Bank Teller Conspired With NYPD Officer in Heists
A bank teller who was put under arrest on Thursday and charged for conspiring with the NYPD cadet/serial bank rubber confessed that she was involved in the heists.

Christina Dasrath admitted that she disclosed the security procedures that helped Christian Torres break in the Manhattan Sovereign Bank branch at 57 Avenue A. Dasrath said that, during the heist, Torres passed her a note which said that he would start shooting if she did not empty her bank drawer, according to a police complaint written by FBI Agent Brandon Waller.

Dasrath, 20, confessed before prosecutors that, after the robbery, Torres gave her a part of the $16,305 he rubbed in January and also of the $102,000 that he took in another heist at the same bank a few months later, according to the complaint released in Federal District Court in Manhattan.

After breaking the same Manhattan bank twice, Torres was finally caught while trying to rub another Sovereign Bank branch in Pennsylvania.

Investigators also managed to find out how Torres spent some of the stolen money. The same day he rubbed the Manhattan bank for the second time he purchased a new car (2008 Toyota Scion) worth $18,500 and paid off a $2,500 college loan. He also bought a 1.5-carat diamond ring for his girlfriend, Jennifer Rivas.

Torres, who was already a police officer during the Pennsylvania heist, admitted the Manhattan robberies, but wouldn’t acknowledge the third one which took place in Muhlenberg, a town in northeast Pennsylvania.
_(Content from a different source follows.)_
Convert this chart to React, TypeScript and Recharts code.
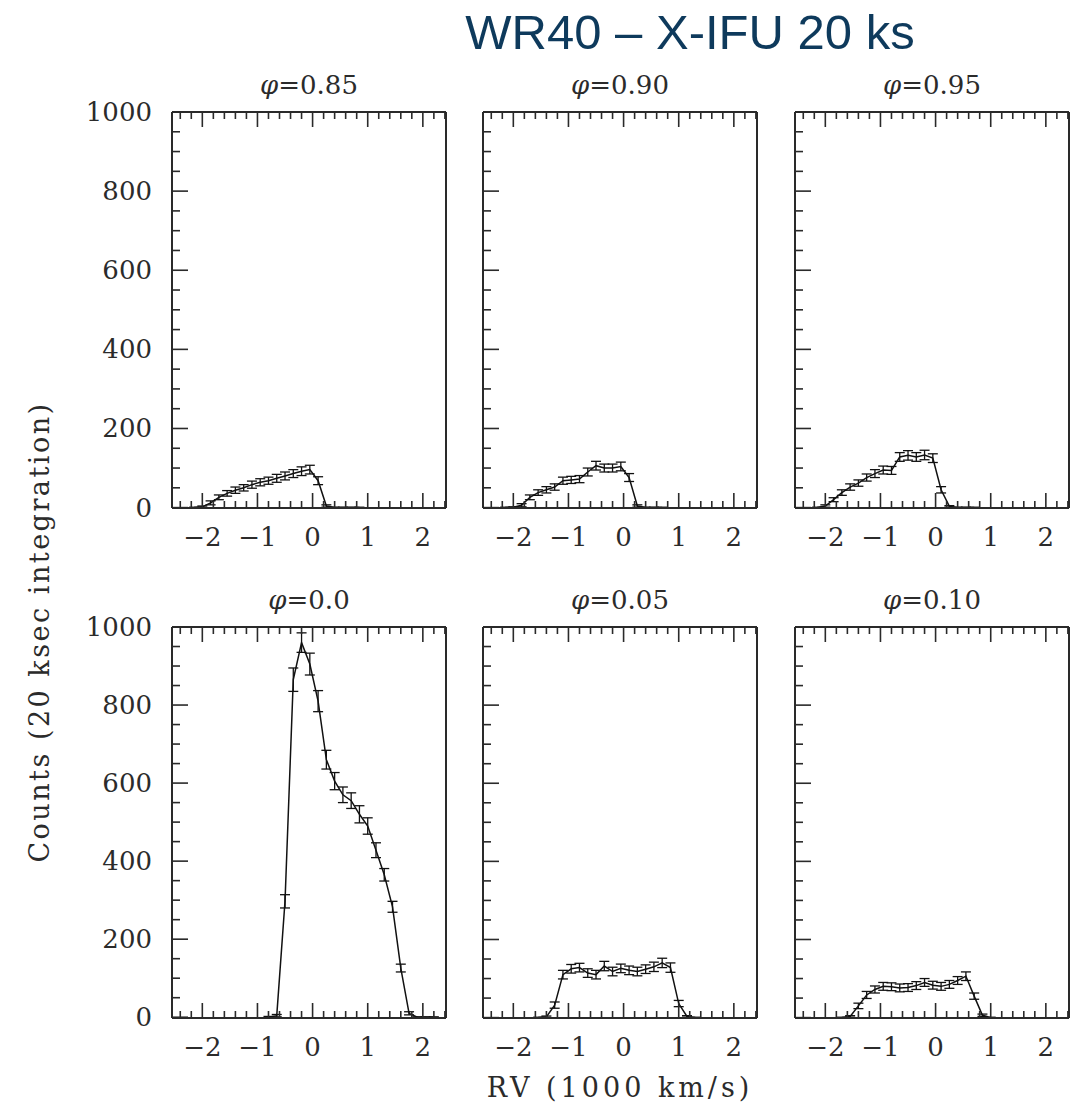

All his superiors said they were shocked when they found out that Torres, a "model cadet…smart and hardworking, with tremendous potential," was actually a serial bank robber.

According to the Muhlenberg police, Torres used a real gun in the robbery of a local bank, after using a fake in the first two heists. He forced the bank’s employees into the vault and then took $113,000 in large bills using a white shopping bag to carry the cash. He fled the scene in a car.

Ms. Dasrath, who attended the same college as Torres (John Jay College of Criminal Justice), was charged with robbery, conspiracy to commit bank fraud and making false statements to the authorities. She was released on a $250,000 bond.